Le fond des choses
Depuis 2012, l'édition de ZwinUp m'a amené à fréquenter, de manière assidue, les différentes expositions à Marrakech. J'ai pu constater que rares sont les artistes qui parviennent à créer un univers spécifique et identifiable au premier coup d'œil, plus rares encore sont ceux qui parviennent à se renouveler et, enfin, il est presque exceptionnel qu'un artiste parvienne à créer une voie inédite. De toutes ces expositions, une sorte d'ennui, une sensation de déjà vu, me collait à la peau. Quand je m'interrogeais sur ma propre tentation artistique, il y avait donc la nécessité de relever (ou de prétendre relever) ces défis là.
Dans un deuxième temps, en proposant mes travaux au regard des autres, les réactions ont pu valider ou non, les intentions qui ont sous-tendues mon projet. De fait, les mots "original", "nouveau"... ont été les plus utilisés et m'ont encouragé dans ce travail. Et puis, au travers des réactions, j'ai pris conscience de choses que je n'avais pas formulées tellement elles sont liées, intimement, à ce que je suis.
Mes peintures racontent des histoires, elles disent des choses sur l'actualité, sur le bruit médiatique, sur toutes ces choses qui nous émeuvent, nous passionnent, nous bouleversent dans le monde dans lequel nous baignons. Ce qui engendre aussi des rejets ; la série Aylan en a dérangé plus d'un, parce qu'elle pouvait renvoyer à des enjeux politiques (l'immigration, la montée des nationalismes, l'Europe...) ou, plus simplement, parce que les plus sensibles d'entre nous, se sentent meurtris face à de drame. D'ailleurs Guernica, ou la peinture de Mahi Binebine par exemple, avait déjà exploré ces voies là...
Et puis, il m'est apparu que, loin de revendiquer un positionnement politique ou critique sur ce qui se dit et se partage sur les réseaux sociaux et sur le web, j'étais attaché à une certaine distanciation. Bien sûr, moi aussi, je suis porté par des valeurs, des choix, mais il m'importe d'avoir toujours un regard au deuxième degré, du recul, pour ne pas me faire absorber par le bruit ambiant, la cacophonie. L'Histoire se passe sous nos yeux et, à presque soixante ans, plusieurs très intéressantes se sont déroulées devant les miens ; toutefois, dès l'âge de vingt ans, j'avais compris que l’Histoire qui m'importait n'était pas celle des encyclopédies, des archives, mais celle du quotidien, celle qui entre dans nos vies. Par exemple, pour moi, l'accession du roi Mohamed VI au pouvoir, cela a été ces premières photos privées d'un roi jeune et décontracté qui se vendaient sur les trottoirs de Marrakech, cela a été la curiosité et l'attroupement autour des kiosques de journaux parce que des vérités cachées étaient enfin dévoilées...

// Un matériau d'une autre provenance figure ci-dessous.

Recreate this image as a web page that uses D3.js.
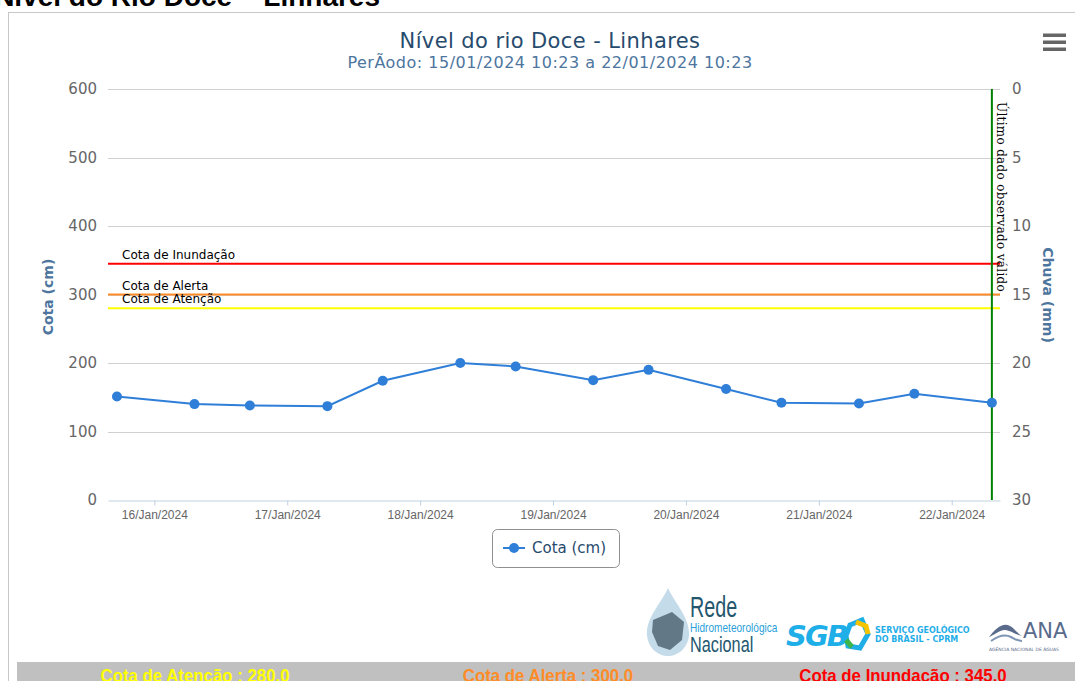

Ainsi, mes peintures ne sont pas des discours, des prises de positions, mais elles essaient d'extraire les émotions, les moments artistiques de la vie qui se déroulent sous nos yeux. Bien des photos de réfugiés syriens renvoyaient à des symboles forts, des antécédents artistiques : ce n'est pas à cause de sa seule valeur journalistique que la photo de Sergey Ponomarev, journaliste au New York Times, a remporté le prix Joseph Pulitzer 2015, mais bien parce qu'elle renvoyait à notre background artistique collectif : le radeau de la Méduse de Théodore Géricault. De la même manière, le dab de Pogba, fait référence à la culture hip-hop et introduit une émotion artistique dans un espace où elles ne sont que rarement conviées.
L'Art peut être aussi ça : extraire l'émotion et les moments de grâce dans le brouhaha médiatique et celui de nos petites vies où les calculs, les rivalités et les intérêts semblent avoir envahi tout l’environnement. Mon ambition est de contribuer à cet art là.